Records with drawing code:

· · ·

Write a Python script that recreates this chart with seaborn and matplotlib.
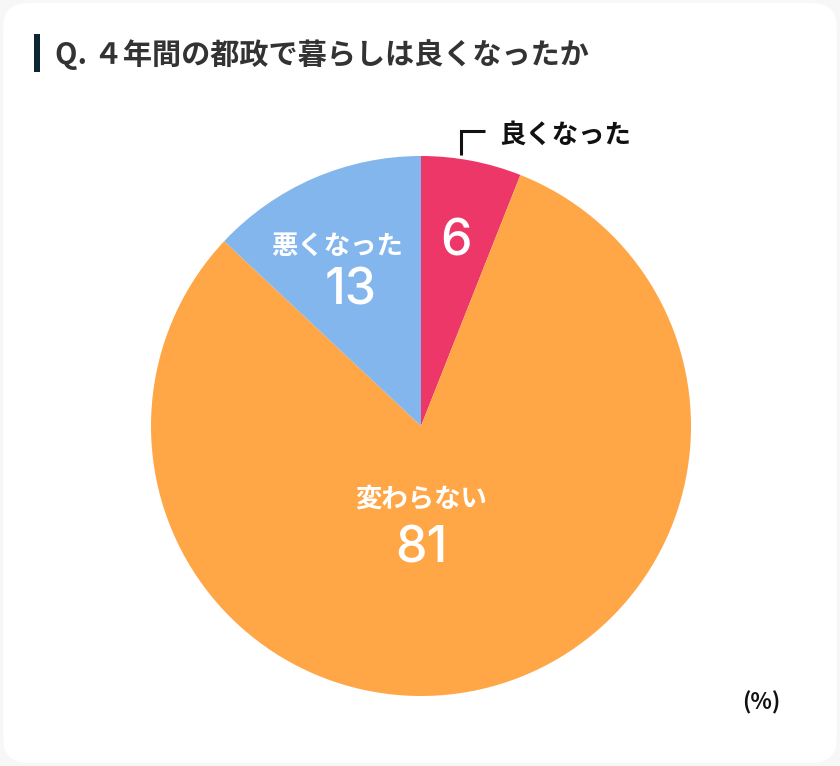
import matplotlib
matplotlib.use("Agg")
import matplotlib.pyplot as plt
import seaborn as sns
from matplotlib.patches import FancyBboxPatch, Rectangle

# data
labels = ["良くなった", "変わらない", "悪くなった"]
values = [6, 81, 13]
colors = ["#EC3768", "#FFA646", "#84B6EE"]
title = "Q. ４年間の都政で暮らしは良くなったか"
unit = "(%)"

sns.set_theme(style="white")
plt.rcParams["font.family"] = ["Noto Sans CJK JP", "DejaVu Sans"]
num_font = ["Inter", "DejaVu Sans"]

W, H = 840, 766
fig = plt.figure(figsize=(W / 100, H / 100), dpi=100, facecolor="#f7f7f7")

# white rounded card behind everything
card = FancyBboxPatch((0.004, 0.004), 0.992, 0.992, boxstyle="round,pad=0,rounding_size=0.03",
                      transform=fig.transFigure, facecolor="white", edgecolor="none", zorder=-5)
fig.patches.append(card)

# title with accent bar
fig.patches.append(Rectangle((34 / W, 1 - 72 / H), 6 / W, 38 / H, transform=fig.transFigure,
                             facecolor="#0d2633", edgecolor="none", zorder=-4))
fig.text(55 / W, 1 - 55 / H, title, fontsize=21, fontweight="bold", color="#333333",
         va="center", ha="left")

# pie: centre (421, 426) px, radius 270 px
cx, cy, r = 421, 426, 270
ax = fig.add_axes([(cx - r) / W, 1 - (cy + r) / H, 2 * r / W, 2 * r / H], zorder=2)
ax.patch.set_alpha(0)
ax.pie(values, colors=colors, startangle=90, counterclock=False,
       wedgeprops=dict(linewidth=0))
ax.set_xlim(-1, 1)
ax.set_ylim(-1, 1)
ax.set_aspect("equal")
ax.axis("off")

# inside labels: (name pos, value pos) in pie units
inside = {
    1: ((0.0, -0.27), (0.0, -0.455)),
    2: ((-0.31, 0.665), (-0.26, 0.50)),
}
for i, ((nx, ny), (vx, vy)) in inside.items():
    ax.text(nx, ny, labels[i], color="white", fontsize=19, fontweight="bold",
            ha="center", va="center")
    ax.text(vx, vy, str(values[i]), color="white", fontsize=36, fontweight="medium",
            family=num_font, ha="center", va="center")

# small slice: value inside, name outside with bracket
ax.text(0.13, 0.68, str(values[0]), color="white", fontsize=36, fontweight="medium",
        family=num_font, ha="center", va="center")
ax.plot([0.148, 0.148, 0.237], [1.004, 1.093, 1.093], color="#111111", lw=2.2,
        clip_on=False, solid_capstyle="butt", solid_joinstyle="miter")
ax.text(0.29, 1.078, labels[0], color="#111111", fontsize=19, fontweight="bold",
        ha="left", va="center", clip_on=False)

fig.text(761 / W, 1 - 703 / H, unit, fontsize=16, fontweight="bold", color="#111111",
         ha="center", va="center")

fig.savefig("out.png", dpi=100, facecolor=fig.get_facecolor())
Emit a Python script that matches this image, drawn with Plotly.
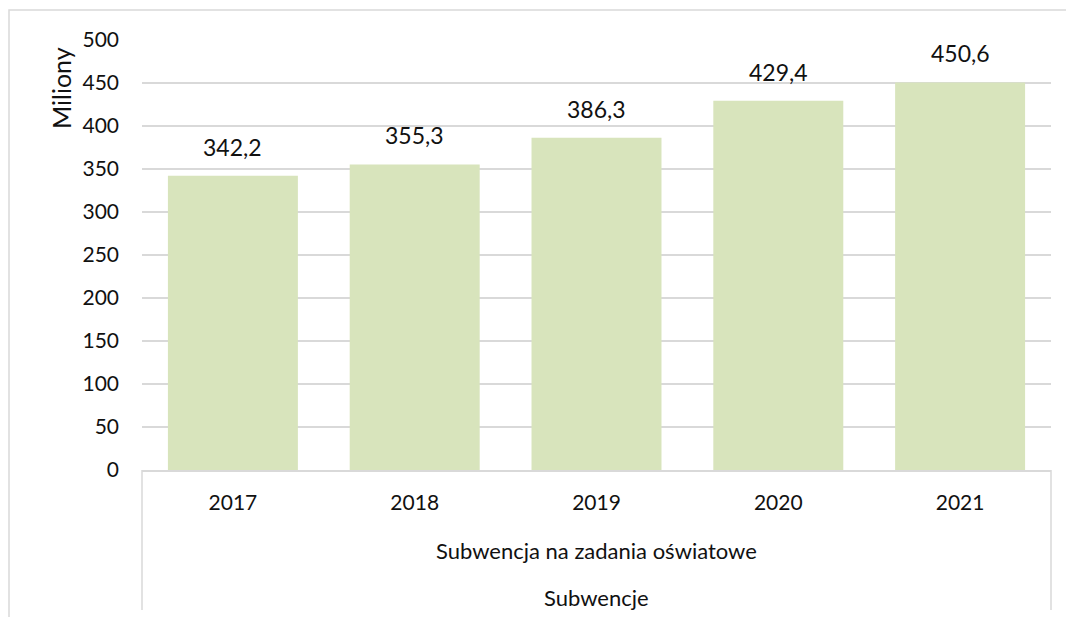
import plotly.graph_objects as go

years = ["2017", "2018", "2019", "2020", "2021"]
values = [342.2, 355.3, 386.3, 429.4, 450.6]
labels = ["342,2", "355,3", "386,3", "429,4", "450,6"]
group_label = "Subwencja na zadania oświatowe"
top_group_label = "Subwencje"
y_title = "Miliony"
y_ticks = [0, 50, 100, 150, 200, 250, 300, 350, 400, 450, 500]

FONT = "Lato, 'Open Sans', sans-serif"
TXT = "#111111"
GRID = "#D9D9D9"

W, H = 1066, 617
L, R, T, B = 142, 15, 40, 147
pw = W - L - R
ph = H - T - B

def px_x(x):
    return (x - L) / pw

def px_y(y):
    return (H - B - y) / ph

fig = go.Figure()
fig.add_trace(go.Bar(
    x=years, y=values,
    marker=dict(color="#D8E4BC", line=dict(width=0)),
    hoverinfo="skip",
))

for i, (v, lab) in enumerate(zip(values, labels)):
    fig.add_annotation(x=i, y=v, text=lab, showarrow=False,
                       yanchor="bottom", yshift=13,
                       font=dict(family=FONT, size=23, color=TXT))

fig.add_annotation(xref="paper", yref="paper", x=0.5, y=px_y(550),
                   text=group_label, showarrow=False, yanchor="middle",
                   font=dict(family=FONT, size=22, color=TXT))
fig.add_annotation(xref="paper", yref="paper", x=0.5, y=px_y(597),
                   text=top_group_label, showarrow=False, yanchor="middle",
                   font=dict(family=FONT, size=22, color=TXT))
fig.add_annotation(xref="paper", yref="paper", x=px_x(61), y=px_y(88),
                   text=y_title, showarrow=False, textangle=-90,
                   xanchor="center", yanchor="middle",
                   font=dict(family=FONT, size=25, color=TXT))

# category axis separators
for xp in (0, 1):
    fig.add_shape(type="line", xref="paper", yref="paper",
                  x0=xp, x1=xp, y0=0, y1=px_y(610),
                  line=dict(color=GRID, width=1.5))
# outer chart border
fig.add_shape(type="rect", xref="paper", yref="paper",
              x0=px_x(9), x1=px_x(1075), y0=px_y(630), y1=px_y(10),
              line=dict(color=GRID, width=1.5), fillcolor="rgba(0,0,0,0)",
              layer="below")

fig.update_layout(
    width=W, height=H,
    margin=dict(l=L, r=R, t=T, b=B),
    paper_bgcolor="white", plot_bgcolor="white",
    bargap=0.285,
    showlegend=False,
    font=dict(family=FONT, size=21, color=TXT),
    xaxis=dict(
        type="category", range=[-0.5, 4.5],
        showline=True, linecolor=GRID, linewidth=1.5,
        showgrid=False, ticks="",
        tickfont=dict(family=FONT, size=21, color=TXT),
        ticklabelstandoff=13,
    ),
    yaxis=dict(
        range=[0, 500], tickvals=y_ticks,
        showgrid=True, gridcolor=GRID, gridwidth=1.5,
        showline=False, zeroline=False, ticks="",
        tickfont=dict(family=FONT, size=21, color=TXT),
        ticklabelstandoff=22,
    ),
)

fig.write_html("out.html", config={"displayModeBar": False},
               post_script="document.body.style.margin='0';document.body.style.overflow='hidden';")
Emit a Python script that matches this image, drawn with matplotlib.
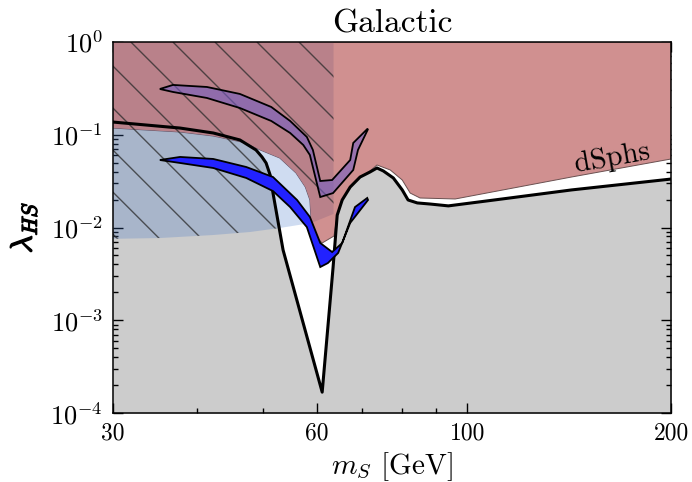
import numpy as np
import matplotlib
matplotlib.use("Agg")
import matplotlib.pyplot as plt
import matplotlib.patheffects as pe
from matplotlib.collections import LineCollection
from matplotlib.patches import Polygon
from matplotlib.ticker import FixedLocator, FixedFormatter, LogFormatterMathtext, LogLocator

plt.rcParams["font.family"] = "serif"
plt.rcParams["font.serif"] = ["cmr10", "DejaVu Serif"]
plt.rcParams["mathtext.fontset"] = "cm"
plt.rcParams["axes.formatter.use_mathtext"] = True

# Galactic limit (black curve, grey region below is allowed)
m_gal = [30, 37.7, 42.2, 46.2, 48.8, 49.8, 50.5, 51.2, 51.7, 53.5, 61.1,
         63.4, 64.3, 65.4, 67.2, 69.5, 71.9, 73.6, 75.2, 77.8, 80.2, 81.8,
         84.4, 88.2, 93.8, 112.6, 142.5, 200]
lam_gal = [0.137, 0.118, 0.1044, 0.0878, 0.0685, 0.0576, 0.0496, 0.0368,
           0.0235, 0.00572, 0.000168, 0.0037, 0.0136, 0.0198, 0.0273, 0.035,
           0.0397, 0.0438, 0.0407, 0.0342, 0.0254, 0.0198, 0.0184, 0.0179,
           0.0171, 0.0203, 0.0254, 0.0333]

# dSphs exclusion, lower edge
m_dsph = [30, 37.7, 42.2, 47.2, 49.5, 52.9, 55.9, 57.7, 58.6, 59.0, 61.1,
          63.6, 64.3, 65.4, 67.2, 69.5, 71.9, 73.6, 77.0, 80.2, 82.4, 85.2,
          96.0, 142.5, 200]
lam_dsph = [0.118, 0.107, 0.0969, 0.0815, 0.0685, 0.0561, 0.0387, 0.0273,
            0.0198, 0.00873, 0.00681, 0.0081, 0.0136, 0.0198, 0.0273, 0.035,
            0.0407, 0.0472, 0.0417, 0.0325, 0.0235, 0.0208, 0.0203, 0.035,
            0.0548]

# light blue region: top edge shared with dSphs, bottom edge below
n_blue_top = 9
m_blue_low = [30, 35.2, 42.2, 47.8, 52.9, 58.9]
lam_blue_low = [0.00755, 0.0077, 0.0083, 0.00894, 0.00988, 0.0112]

# hatched (Higgs invisible) region, m_S < m_h/2
m_inv_max = 63.5
lam_inv_floor = 0.014

# purple band
m_purp_a = [35.2, 36.8, 41.3, 46.2, 51.4, 54.8, 58.0, 59.2, 60.7, 63.2, 67.2, 67.9, 71.2]
lam_purp_a = [0.311, 0.344, 0.327, 0.275, 0.199, 0.1406, 0.0946, 0.0685, 0.0317,
              0.0325, 0.0534, 0.0815, 0.115]
m_purp_b = [36.8, 41.3, 46.2, 51.4, 54.8, 57.3, 58.6, 60.7, 63.4, 67.9, 69.0, 71.4]
lam_purp_b = [0.289, 0.249, 0.194, 0.1406, 0.1044, 0.0775, 0.0605, 0.0213,
              0.0235, 0.0417, 0.0685, 0.115]

# blue band
m_blue_a = [35.2, 37.7, 42.2, 47.2, 51.7, 56.1, 58.6, 60.7, 63.2, 65.4, 68.3, 71.2]
lam_blue_a = [0.0534, 0.0576, 0.0548, 0.0449, 0.035, 0.0198, 0.0130, 0.00681,
              0.00544, 0.00681, 0.0166, 0.0208]
m_blue_b = [37.7, 42.2, 47.2, 51.7, 54.8, 58.0, 60.7, 62.3, 64.5, 67.2, 71.4]
lam_blue_b = [0.0496, 0.0438, 0.0342, 0.0247, 0.0166, 0.0101, 0.00375, 0.00414,
              0.00531, 0.0112, 0.0198]

x_ticks = [30, 60, 100, 200]
x_minor = [40, 50, 70, 80, 90]


def band(ma, la, mb, lb):
    pts = list(zip(ma, la)) + list(zip(mb, lb))[::-1]
    return np.array(pts)


fig = plt.figure(figsize=(6.92, 4.82), dpi=100)
ax = fig.add_axes([0.163, 0.143, 0.807, 0.770])
ax.set_xscale("log")
ax.set_yscale("log")
ax.set_xlim(30, 200)
ax.set_ylim(1e-4, 1)

# grey: below galactic limit
ax.fill_between(m_gal, 1e-4, lam_gal, color="#cccccc", lw=0, zorder=1)

# dSphs region
red_pts = list(zip(m_dsph, lam_dsph)) + [(200, 1), (30, 1)]
red = Polygon(red_pts, closed=True, facecolor="#d09090", edgecolor="#6a5050",
              lw=0.7, zorder=2)
ax.add_patch(red)

# hatched region outline
inv_pts = [(30, 1), (m_inv_max, 1), (m_inv_max, lam_inv_floor)] + \
    list(zip(m_blue_low, lam_blue_low))[::-1]
inv_patch = Polygon(inv_pts, closed=True, facecolor="none", edgecolor="none")
ax.add_patch(inv_patch)

# darker red where the two exclusions overlap
dark = Polygon(inv_pts, closed=True, facecolor="#b9818a", edgecolor="none", zorder=3)
ax.add_patch(dark)
dark.set_clip_path(red)

# light blue region
blue_pts = list(zip(m_dsph[:n_blue_top], lam_dsph[:n_blue_top])) + \
    list(zip(m_blue_low, lam_blue_low))[::-1]
ax.add_patch(Polygon(blue_pts, closed=True, facecolor=(0.22, 0.43, 0.78, 0.24),
                     edgecolor="none", zorder=4))

# diagonal hatch lines, clipped to the hatched region
aspect = 558.0 / 371.0
offs = np.arange(-2.0, 2.5, 42.0 / 558)
segs = [[(o, 1.0), (o + 2.0, 1.0 - 2.0 * aspect)] for o in offs]
hatch = LineCollection(segs, colors="#2a2a2a", linewidths=1.0, alpha=0.75,
                       transform=ax.transAxes, zorder=5)
ax.add_collection(hatch)
hatch.set_clip_path(inv_patch)

# galactic limit line
ax.plot(m_gal, lam_gal, color="black", lw=2.2, zorder=6, solid_joinstyle="round")

# bands
ax.add_patch(Polygon(band(m_purp_a, lam_purp_a, m_purp_b, lam_purp_b), closed=True,
                     facecolor=(0.46, 0.37, 0.76, 0.6), edgecolor="black",
                     lw=1.3, zorder=7))
ax.add_patch(Polygon(band(m_blue_a, lam_blue_a, m_blue_b, lam_blue_b), closed=True,
                     facecolor="#2222ff", edgecolor="black", lw=1.3, zorder=7))

ax.text(163.7, 0.056, "dSphs", fontsize=21, rotation=10, ha="center",
        va="center", zorder=8)

# axes styling
ax.xaxis.set_major_locator(FixedLocator(x_ticks))
ax.xaxis.set_major_formatter(FixedFormatter([str(t) for t in x_ticks]))
ax.xaxis.set_minor_locator(FixedLocator(x_minor))
ax.xaxis.set_minor_formatter(FixedFormatter([""] * len(x_minor)))
ax.yaxis.set_major_locator(LogLocator(base=10, numticks=10))
ax.yaxis.set_major_formatter(LogFormatterMathtext())
ax.yaxis.set_minor_locator(LogLocator(base=10, subs=np.arange(2, 10), numticks=10))
ax.tick_params(which="both", direction="in", top=True, right=True, width=1.0)
ax.tick_params(which="major", length=7, pad=7)
ax.tick_params(axis="x", which="major", labelsize=17)
ax.tick_params(axis="y", which="major", labelsize=19)
ax.tick_params(which="minor", length=3.5)
for s in ax.spines.values():
    s.set_linewidth(1.1)
    s.set_zorder(10)

ax.set_title("Galactic", fontsize=24, pad=7)
ax.set_xlabel(r"$m_S$ [GeV]", fontsize=21, labelpad=4)
yl = ax.set_ylabel(r"$\lambda_{HS}$", fontsize=22, labelpad=8)
yl.set_path_effects([pe.withStroke(linewidth=1.0, foreground="black")])

fig.savefig("out.png", dpi=100)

· · ·

SHORT EXERCISE:
Repeat exactly, and only, the lines between the line holding "Emit a Python script that matches this image, drawn with Plotly." and the line holding "font=dict(family=FONT, size=23, color=TXT))", inclusive, leaving pictures out.

SOLUTION TO THIS TASK:
Emit a Python script that matches this image, drawn with Plotly.
import plotly.graph_objects as go

years = ["2017", "2018", "2019", "2020", "2021"]
values = [342.2, 355.3, 386.3, 429.4, 450.6]
labels = ["342,2", "355,3", "386,3", "429,4", "450,6"]
group_label = "Subwencja na zadania oświatowe"
top_group_label = "Subwencje"
y_title = "Miliony"
y_ticks = [0, 50, 100, 150, 200, 250, 300, 350, 400, 450, 500]

FONT = "Lato, 'Open Sans', sans-serif"
TXT = "#111111"
GRID = "#D9D9D9"

W, H = 1066, 617
L, R, T, B = 142, 15, 40, 147
pw = W - L - R
ph = H - T - B

def px_x(x):
    return (x - L) / pw

def px_y(y):
    return (H - B - y) / ph

fig = go.Figure()
fig.add_trace(go.Bar(
    x=years, y=values,
    marker=dict(color="#D8E4BC", line=dict(width=0)),
    hoverinfo="skip",
))

for i, (v, lab) in enumerate(zip(values, labels)):
    fig.add_annotation(x=i, y=v, text=lab, showarrow=False,
                       yanchor="bottom", yshift=13,
                       font=dict(family=FONT, size=23, color=TXT))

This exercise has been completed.